● Task instructions: Copy out lines with the word "this" from the material that follows.

(Records with drawing code)
--- start ---
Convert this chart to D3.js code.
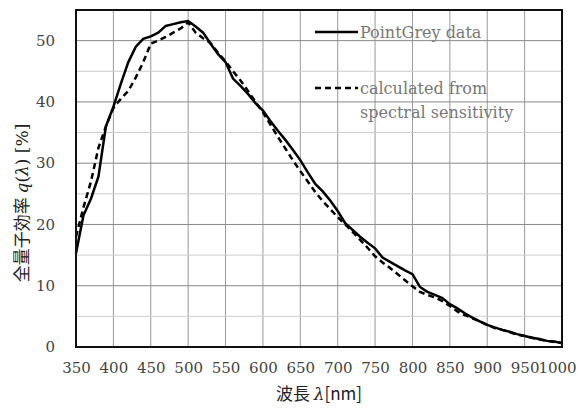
<!DOCTYPE html>
<html lang="ja">
<head>
<meta charset="UTF-8">
<title>量子効率</title>
<script src="https://cdn.jsdelivr.net/npm/d3@7"></script>
<style>
  body { margin: 0; background: #fff; }
  .tick-label { font-family: "DejaVu Serif", serif; font-size: 15px; fill: #444; }
  .legend-text { font-family: "DejaVu Serif", serif; font-size: 16px; fill: #777; }
  .title { font-family: "Noto Sans CJK JP", sans-serif; font-size: 17px; fill: #222; }
</style>
</head>
<body>
<svg width="579" height="409"></svg>
<script>
// wavelength [nm]
var wavelengths = [350,360,370,380,390,400,410,420,430,440,450,460,470,480,490,500,
  510,520,530,540,550,560,570,580,590,600,610,620,630,640,650,660,670,680,690,700,
  710,720,730,740,750,760,770,780,790,800,810,820,830,840,850,860,870,880,890,900,
  910,920,930,940,950,960,970,980,990,1000];

// PointGrey data [%]
var pointGrey = [15.3,21.5,24.2,27.8,36,39.2,43,46.5,49,50.3,50.7,51.3,52.4,52.7,53,53.2,
  52.3,51.3,49.5,47.8,46.5,43.8,42.6,41.3,39.8,38.6,36.9,35.3,33.8,32.2,30.5,28.5,26.6,25.4,23.9,22.2,
  20.2,19.1,18.0,17.0,16.1,14.6,13.9,13.2,12.5,11.9,9.8,9.0,8.5,8.0,7.0,6.3,5.5,4.8,4.2,3.6,
  3.2,2.8,2.5,2.1,1.8,1.5,1.3,1.0,0.9,0.6];

// calculated from spectral sensitivity [%]
var calculated = [18,22.8,27,32.5,36,39,40.5,41.8,44,46.5,49.5,50,50.6,51.3,52,53,
  51.3,50.4,49.6,48,46.6,45,43.5,41.8,40,38.3,36.3,34.3,32.4,30.5,28.7,27,25.3,23.8,22.5,21.2,
  20,18.8,17.5,16.2,14.8,13.8,12.9,11.9,10.9,9.9,9.0,8.5,8.1,7.5,6.7,5.8,5.2,4.7,4.2,3.6,
  3.1,2.8,2.4,2.0,1.8,1.5,1.2,1.0,0.8,0.7];

var xTicks = d3.range(350, 1001, 50);
var yTicks = [0, 10, 20, 30, 40, 50];
var yGrid = d3.range(0, 56, 5);

var svg = d3.select("svg"),
    margin = { top: 10, right: 17, bottom: 62, left: 76 },
    width = +svg.attr("width") - margin.left - margin.right,
    height = +svg.attr("height") - margin.top - margin.bottom,
    g = svg.append("g").attr("transform", "translate(" + margin.left + "," + margin.top + ")");

var x = d3.scaleLinear().domain([350, 1000]).range([0, width]);
var y = d3.scaleLinear().domain([0, 55]).range([height, 0]);

// grid
g.append("g").selectAll("line")
  .data(xTicks)
  .enter().append("line")
  .attr("x1", function (d) { return x(d); })
  .attr("x2", function (d) { return x(d); })
  .attr("y1", 0).attr("y2", height)
  .attr("stroke", "#999").attr("stroke-width", 1);

g.append("g").selectAll("line")
  .data(yGrid)
  .enter().append("line")
  .attr("x1", 0).attr("x2", width)
  .attr("y1", function (d) { return y(d); })
  .attr("y2", function (d) { return y(d); })
  .attr("stroke", function (d) { return d % 10 === 0 ? "#888" : "#ccc"; })
  .attr("stroke-width", 1);

// axes (labels only)
var xAxis = g.append("g")
  .attr("transform", "translate(0," + height + ")")
  .call(d3.axisBottom(x).tickValues(xTicks).tickFormat(d3.format("d")).tickSize(0).tickPadding(15));
xAxis.select(".domain").remove();
xAxis.selectAll("text").attr("class", "tick-label").attr("fill", null)
  .attr("dx", function (d) { return d === 1000 ? -5 : 0; });

var yAxis = g.append("g")
  .call(d3.axisLeft(y).tickValues(yTicks).tickSize(0).tickPadding(21));
yAxis.select(".domain").remove();
yAxis.selectAll("text").attr("class", "tick-label").attr("fill", null);

// lines
var line = d3.line()
  .x(function (d, i) { return x(wavelengths[i]); })
  .y(function (d) { return y(d); });

g.append("path")
  .datum(calculated)
  .attr("d", line)
  .attr("fill", "none")
  .attr("stroke", "#000")
  .attr("stroke-width", 2.5)
  .attr("stroke-dasharray", "6,4");

g.append("path")
  .datum(pointGrey)
  .attr("d", line)
  .attr("fill", "none")
  .attr("stroke", "#000")
  .attr("stroke-width", 2.5);

// frame
g.append("rect")
  .attr("width", width).attr("height", height)
  .attr("fill", "none").attr("stroke", "#111").attr("stroke-width", 2);

// legend
var legend = g.append("g").attr("transform", "translate(239,22)");
legend.append("line")
  .attr("x1", 0).attr("x2", 43).attr("y1", 0).attr("y2", 0)
  .attr("stroke", "#000").attr("stroke-width", 2.5);
legend.append("text").attr("class", "legend-text")
  .attr("x", 45).attr("y", 6).text("PointGrey data");
legend.append("line")
  .attr("x1", 0).attr("x2", 43).attr("y1", 56).attr("y2", 56)
  .attr("stroke", "#000").attr("stroke-width", 2.5)
  .attr("stroke-dasharray", "6,4");
legend.append("text").attr("class", "legend-text")
  .attr("x", 45).attr("y", 62).text("calculated from");
legend.append("text").attr("class", "legend-text")
  .attr("x", 45).attr("y", 86).text("spectral sensitivity");

// axis titles
var xt = svg.append("text").attr("class", "title")
  .attr("x", margin.left + width / 2).attr("y", 400)
  .attr("text-anchor", "middle");
xt.append("tspan").text("波長 ");
xt.append("tspan").attr("font-family", "DejaVu Serif, serif").attr("font-style", "italic").text("λ");
xt.append("tspan").text("[nm]");

var yt = svg.append("text").attr("class", "title")
  .attr("transform", "translate(28,203) rotate(-90)")
  .attr("text-anchor", "middle");
yt.append("tspan").text("全量子効率 ");
yt.append("tspan").attr("font-family", "DejaVu Serif, serif").attr("font-style", "italic").text("q");
yt.append("tspan").attr("font-family", "DejaVu Serif, serif").text("(");
yt.append("tspan").attr("font-family", "DejaVu Serif, serif").attr("font-style", "italic").text("λ");
yt.append("tspan").attr("font-family", "DejaVu Serif, serif").text(") [%]");
</script>
</body>
</html>
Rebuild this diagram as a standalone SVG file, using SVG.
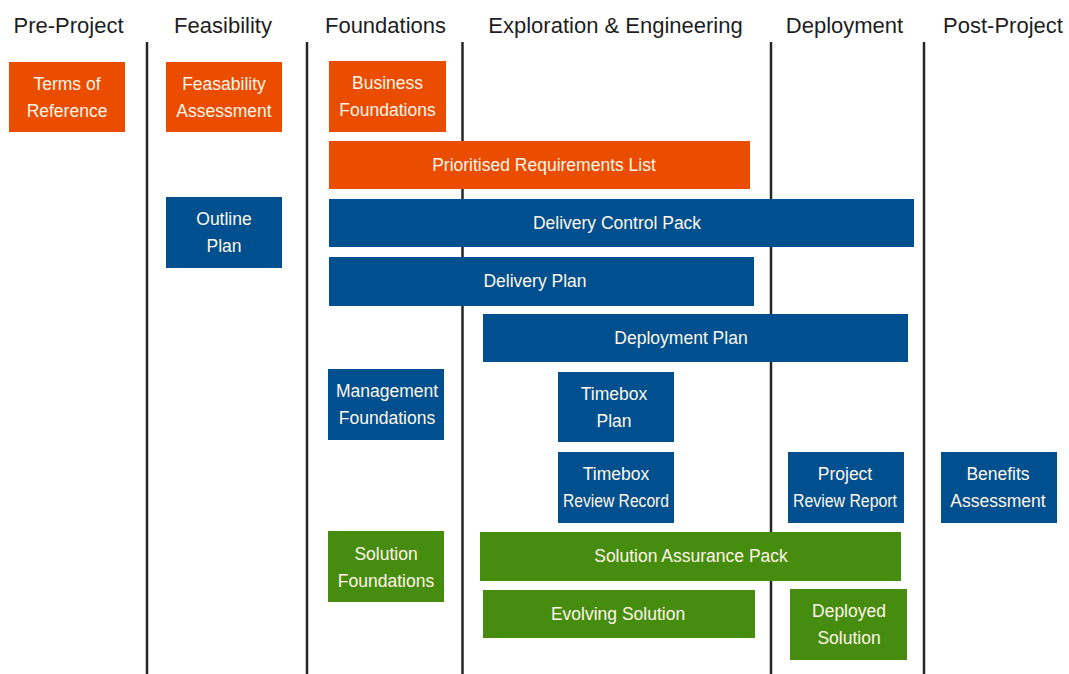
<svg xmlns="http://www.w3.org/2000/svg" width="1069" height="674" viewBox="0 0 1069 674">
<style>
.h{font-family:"Liberation Sans",Arial,sans-serif;font-size:22px;fill:#1e1e1e;text-anchor:middle}
.t{font-family:"Liberation Sans",Arial,sans-serif;font-size:17.5px;fill:#fff6ea;text-anchor:middle}
.o{fill:#ea4d00}
.b{fill:#00508f}
.g{fill:#468c0e}
.sep{stroke:#262626;stroke-width:2.5}
</style>
<rect width="1069" height="674" fill="#fff"/>
<g id="headers">
<text class="h" x="68.5" y="33">Pre-Project</text>
<text class="h" x="223" y="33">Feasibility</text>
<text class="h" x="385.5" y="33">Foundations</text>
<text class="h" x="615.5" y="33">Exploration &amp; Engineering</text>
<text class="h" x="844.5" y="33">Deployment</text>
<text class="h" x="1003" y="33">Post-Project</text>
</g>
<g id="separators">
<line class="sep" x1="147" y1="42" x2="147" y2="674"/>
<line class="sep" x1="307" y1="42" x2="307" y2="674"/>
<line class="sep" x1="462.5" y1="42" x2="462.5" y2="674"/>
<line class="sep" x1="771" y1="42" x2="771" y2="674"/>
<line class="sep" x1="924" y1="42" x2="924" y2="674"/>
</g>
<g id="terms-of-reference"><rect class="o" x="9" y="62" width="116" height="70"/><text class="t" x="67" y="90">Terms of</text><text class="t" x="67" y="117">Reference</text></g>
<g id="feasability-assessment"><rect class="o" x="166" y="62" width="116" height="70"/><text class="t" x="224" y="90">Feasability</text><text class="t" x="224" y="117">Assessment</text></g>
<g id="business-foundations"><rect class="o" x="329" y="61" width="117" height="71"/><text class="t" x="387.5" y="89">Business</text><text class="t" x="387.5" y="116">Foundations</text></g>
<g id="prioritised-requirements-list"><rect class="o" x="329" y="141" width="421" height="48"/><text class="t" x="544" y="171">Prioritised Requirements List</text></g>
<g id="outline-plan"><rect class="b" x="166" y="197" width="116" height="71"/><text class="t" x="224" y="225">Outline</text><text class="t" x="224" y="252">Plan</text></g>
<g id="delivery-control-pack"><rect class="b" x="329" y="199" width="585" height="48"/><text class="t" x="617" y="229">Delivery Control Pack</text></g>
<g id="delivery-plan"><rect class="b" x="329" y="257" width="425" height="49"/><text class="t" x="535" y="287">Delivery Plan</text></g>
<g id="deployment-plan"><rect class="b" x="483" y="314" width="425" height="48"/><text class="t" x="681" y="344">Deployment Plan</text></g>
<g id="management-foundations"><rect class="b" x="328" y="369" width="116" height="71"/><text class="t" x="387" y="397">Management</text><text class="t" x="387" y="424">Foundations</text></g>
<g id="timebox-plan"><rect class="b" x="558" y="372" width="116" height="70"/><text class="t" x="614" y="400">Timebox</text><text class="t" x="614" y="427">Plan</text></g>
<g id="timebox-review-record"><rect class="b" x="558" y="452" width="116" height="71"/><text class="t" x="616" y="480">Timebox</text><text class="t" x="616" y="507" textLength="106" lengthAdjust="spacingAndGlyphs">Review Record</text></g>
<g id="project-review-report"><rect class="b" x="788" y="452" width="116" height="71"/><text class="t" x="845" y="480">Project</text><text class="t" x="845" y="507" textLength="104" lengthAdjust="spacingAndGlyphs">Review Report</text></g>
<g id="benefits-assessment"><rect class="b" x="941" y="452" width="116" height="71"/><text class="t" x="998" y="480">Benefits</text><text class="t" x="998" y="507">Assessment</text></g>
<g id="solution-foundations"><rect class="g" x="328" y="531" width="116" height="71"/><text class="t" x="386" y="560">Solution</text><text class="t" x="386" y="587">Foundations</text></g>
<g id="solution-assurance-pack"><rect class="g" x="480" y="532" width="421" height="49"/><text class="t" x="691" y="562">Solution Assurance Pack</text></g>
<g id="evolving-solution"><rect class="g" x="483" y="590" width="272" height="48"/><text class="t" x="618" y="620">Evolving Solution</text></g>
<g id="deployed-solution"><rect class="g" x="790" y="589" width="117" height="71"/><text class="t" x="849" y="617">Deployed</text><text class="t" x="849" y="644">Solution</text></g>
</svg>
--- end ---
● Answer for the task:
Convert this chart to D3.js code.
Rebuild this diagram as a standalone SVG file, using SVG.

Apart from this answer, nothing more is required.